### To be done
Without the pictures, print the lines running from the beginning of the material to the line containing "const BLACK = '#0C0805';", both ends included.

____

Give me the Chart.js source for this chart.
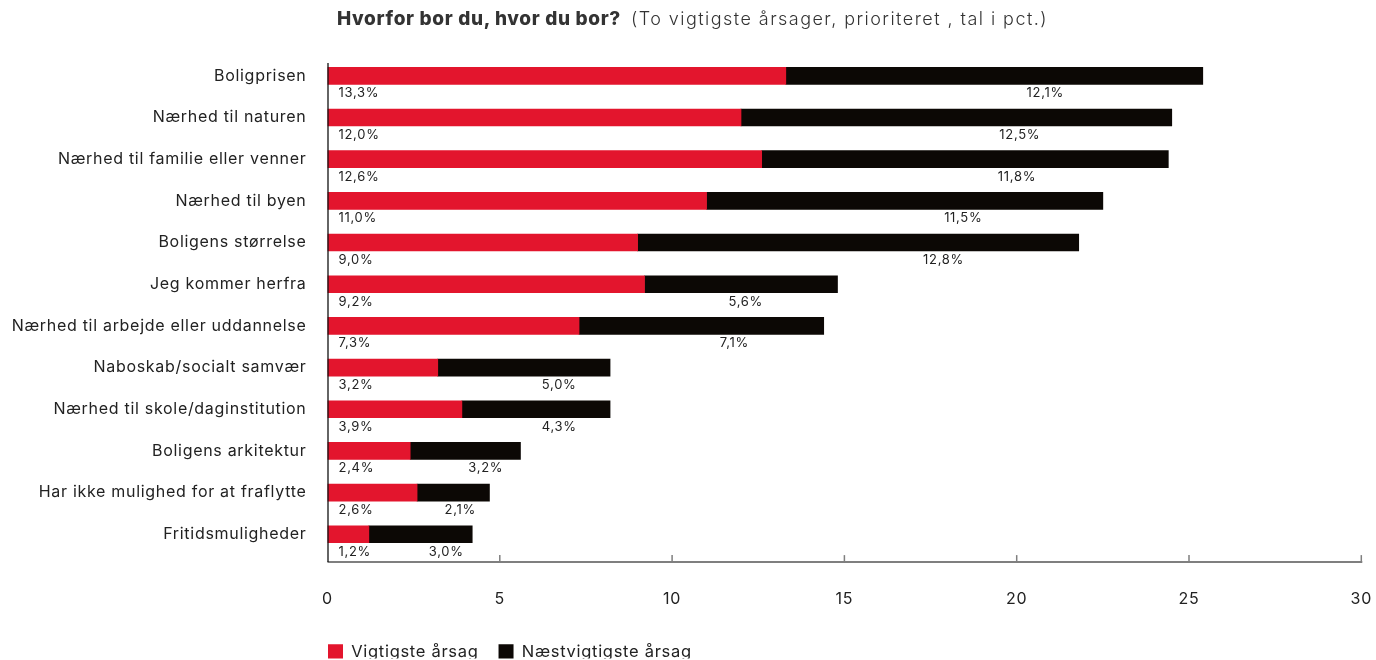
<!DOCTYPE html>
<html>
<head>
<meta charset="utf-8">
<script src="https://cdn.jsdelivr.net/npm/chart.js@4.4.1/dist/chart.umd.min.js"></script>
<style>
  html, body { margin: 0; padding: 0; background: #ffffff; }
  #wrap { position: relative; width: 1376px; height: 660px; overflow: hidden; }
  #c { position: absolute; left: 0; top: 0; }
  .tt { position: absolute; font-family: Inter, "Open Sans", sans-serif; white-space: nowrap; color: #333333; }
  #tBold { left: 337px; top: 9px; font-size: 19px; line-height: 19px; font-weight: 800; }
  #tReg { left: 631px; top: 10px; font-size: 18px; line-height: 18px; font-weight: 300; }
</style>
</head>
<body>
<div id="wrap">
  <canvas id="c" width="1376" height="660"></canvas>
  <div class="tt" id="tBold">Hvorfor bor du, hvor du bor?</div>
  <div class="tt" id="tReg">(To vigtigste årsager, prioriteret , tal i pct.)</div>
</div>
<script>
// ---- data ----
const categories = [
  'Boligprisen',
  'Nærhed til naturen',
  'Nærhed til familie eller venner',
  'Nærhed til byen',
  'Boligens størrelse',
  'Jeg kommer herfra',
  'Nærhed til arbejde eller uddannelse',
  'Naboskab/socialt samvær',
  'Nærhed til skole/daginstitution',
  'Boligens arkitektur',
  'Har ikke mulighed for at fraflytte',
  'Fritidsmuligheder'
];
const vigtigste = [13.3, 12.0, 12.6, 11.0, 9.0, 9.2, 7.3, 3.2, 3.9, 2.4, 2.6, 1.2];
const naestvigtigste = [12.1, 12.5, 11.8, 11.5, 12.8, 5.6, 7.1, 5.0, 4.3, 3.2, 2.1, 3.0];
const seriesNames = ['Vigtigste årsag', 'Næstvigtigste årsag'];
const xMin = 0, xMax = 30, xStep = 5;

// ---- title width fitting ----
function fitWidth(id, target) {
  const el = document.getElementById(id);
  el.style.letterSpacing = '0px';
  const n = el.textContent.length;
  const w = el.getBoundingClientRect().width;
  el.style.letterSpacing = ((target - w) / n) + 'px';
}
function fitTitle() { fitWidth('tBold', 284); fitWidth('tReg', 417); }
fitTitle();
if (document.fonts && document.fonts.ready) document.fonts.ready.then(fitTitle);

const FONT = 'Inter, "Open Sans", sans-serif';
const RED = '#E3152D';
const BLACK = '#0C0805';

function fmt(v) { return v.toFixed(1).replace('.', ',') + '%'; }

const axisAndLabels = {
  id: 'axisAndLabels',
  beforeDraw(chart) {
    chart.ctx.letterSpacing = '0.7px';
  },
  afterLayout(chart) {
    const lg = chart.legend;
    if (lg) { lg.left = 308; lg.top = 624; }
  },
  afterDatasetsDraw(chart) {
    const { ctx, chartArea, scales } = chart;
    const x = scales.x, y = scales.y;
    const x0 = x.getPixelForValue(0);
    const axisY = chartArea.bottom + 7;
    ctx.save();
    // bottom axis line + tick marks
    ctx.strokeStyle = '#7f7f7f';
    ctx.lineWidth = 2;
    ctx.beginPath();
    ctx.moveTo(x0, axisY);
    ctx.lineTo(x.getPixelForValue(xMax) + 1, axisY);
    ctx.stroke();
    ctx.lineWidth = 1.5;
    x.ticks.forEach(t => {
      if (t.value === 0) return;
      const px = x.getPixelForValue(t.value);
      ctx.beginPath();
      ctx.moveTo(px, axisY);
      ctx.lineTo(px, axisY - 7);
      ctx.stroke();
    });
    // left axis line
    ctx.strokeStyle = '#111111';
    ctx.lineWidth = 1.3;
    ctx.beginPath();
    ctx.moveTo(x0 + 0.5, chartArea.top + 8);
    ctx.lineTo(x0 + 0.5, axisY);
    ctx.stroke();
    // value labels
    ctx.fillStyle = '#222222';
    ctx.font = '13px ' + FONT;
    ctx.textBaseline = 'middle';
    categories.forEach((c, i) => {
      const cy = y.getPixelForValue(i) + 17.5;
      ctx.textAlign = 'left';
      ctx.fillText(fmt(vigtigste[i]), x0 + 11, cy);
      const total = vigtigste[i] + naestvigtigste[i];
      ctx.textAlign = 'center';
      ctx.fillText(fmt(naestvigtigste[i]), x.getPixelForValue(total * 0.82), cy);
    });
    ctx.restore();
  }
};

new Chart(document.getElementById('c'), {
  type: 'bar',
  data: {
    labels: categories,
    datasets: [
      { label: seriesNames[0], data: vigtigste, backgroundColor: RED, borderWidth: 0, barThickness: 17 },
      { label: seriesNames[1], data: naestvigtigste, backgroundColor: BLACK, borderWidth: 0, barThickness: 17 }
    ]
  },
  options: {
    indexAxis: 'y',
    responsive: false,
    animation: false,
    devicePixelRatio: 1,
    layout: { padding: { top: 55, right: 14.7, bottom: 1.4, left: 0 } },
    scales: {
      x: {
        stacked: true, min: xMin, max: xMax,
        ticks: { stepSize: xStep, padding: 34, color: '#222222', font: { family: FONT, size: 16 } },
        grid: { display: false, drawTicks: false },
        border: { display: false },
        afterFit(s) { s.height = 57; s.paddingLeft = 0; s.paddingRight = 0; }
      },
      y: {
        stacked: true,
        ticks: { padding: 21, color: '#222222', font: { family: FONT, size: 16 } },
        grid: { display: false, drawTicks: false },
        border: { display: false },
        afterFit(s) { s.width = 327.5; s.paddingTop = 0; s.paddingBottom = 0; }
      }
    },
    plugins: {
      legend: {
        position: 'bottom', align: 'start',
        labels: { boxWidth: 15, boxHeight: 16, padding: 20, color: '#222222', font: { family: FONT, size: 16.5 } }
      },
      tooltip: { enabled: false }
    }
  },
  plugins: [axisAndLabels]
});
</script>
</body>
</html>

____

### Reply to the task
Give me the Chart.js source for this chart.
<!DOCTYPE html>
<html>
<head>
<meta charset="utf-8">
<script src="https://cdn.jsdelivr.net/npm/chart.js@4.4.1/dist/chart.umd.min.js"></script>
<style>
  html, body { margin: 0; padding: 0; background: #ffffff; }
  #wrap { position: relative; width: 1376px; height: 660px; overflow: hidden; }
  #c { position: absolute; left: 0; top: 0; }
  .tt { position: absolute; font-family: Inter, "Open Sans", sans-serif; white-space: nowrap; color: #333333; }
  #tBold { left: 337px; top: 9px; font-size: 19px; line-height: 19px; font-weight: 800; }
  #tReg { left: 631px; top: 10px; font-size: 18px; line-height: 18px; font-weight: 300; }
</style>
</head>
<body>
<div id="wrap">
  <canvas id="c" width="1376" height="660"></canvas>
  <div class="tt" id="tBold">Hvorfor bor du, hvor du bor?</div>
  <div class="tt" id="tReg">(To vigtigste årsager, prioriteret , tal i pct.)</div>
</div>
<script>
// ---- data ----
const categories = [
  'Boligprisen',
  'Nærhed til naturen',
  'Nærhed til familie eller venner',
  'Nærhed til byen',
  'Boligens størrelse',
  'Jeg kommer herfra',
  'Nærhed til arbejde eller uddannelse',
  'Naboskab/socialt samvær',
  'Nærhed til skole/daginstitution',
  'Boligens arkitektur',
  'Har ikke mulighed for at fraflytte',
  'Fritidsmuligheder'
];
const vigtigste = [13.3, 12.0, 12.6, 11.0, 9.0, 9.2, 7.3, 3.2, 3.9, 2.4, 2.6, 1.2];
const naestvigtigste = [12.1, 12.5, 11.8, 11.5, 12.8, 5.6, 7.1, 5.0, 4.3, 3.2, 2.1, 3.0];
const seriesNames = ['Vigtigste årsag', 'Næstvigtigste årsag'];
const xMin = 0, xMax = 30, xStep = 5;

// ---- title width fitting ----
function fitWidth(id, target) {
  const el = document.getElementById(id);
  el.style.letterSpacing = '0px';
  const n = el.textContent.length;
  const w = el.getBoundingClientRect().width;
  el.style.letterSpacing = ((target - w) / n) + 'px';
}
function fitTitle() { fitWidth('tBold', 284); fitWidth('tReg', 417); }
fitTitle();
if (document.fonts && document.fonts.ready) document.fonts.ready.then(fitTitle);

const FONT = 'Inter, "Open Sans", sans-serif';
const RED = '#E3152D';
const BLACK = '#0C0805';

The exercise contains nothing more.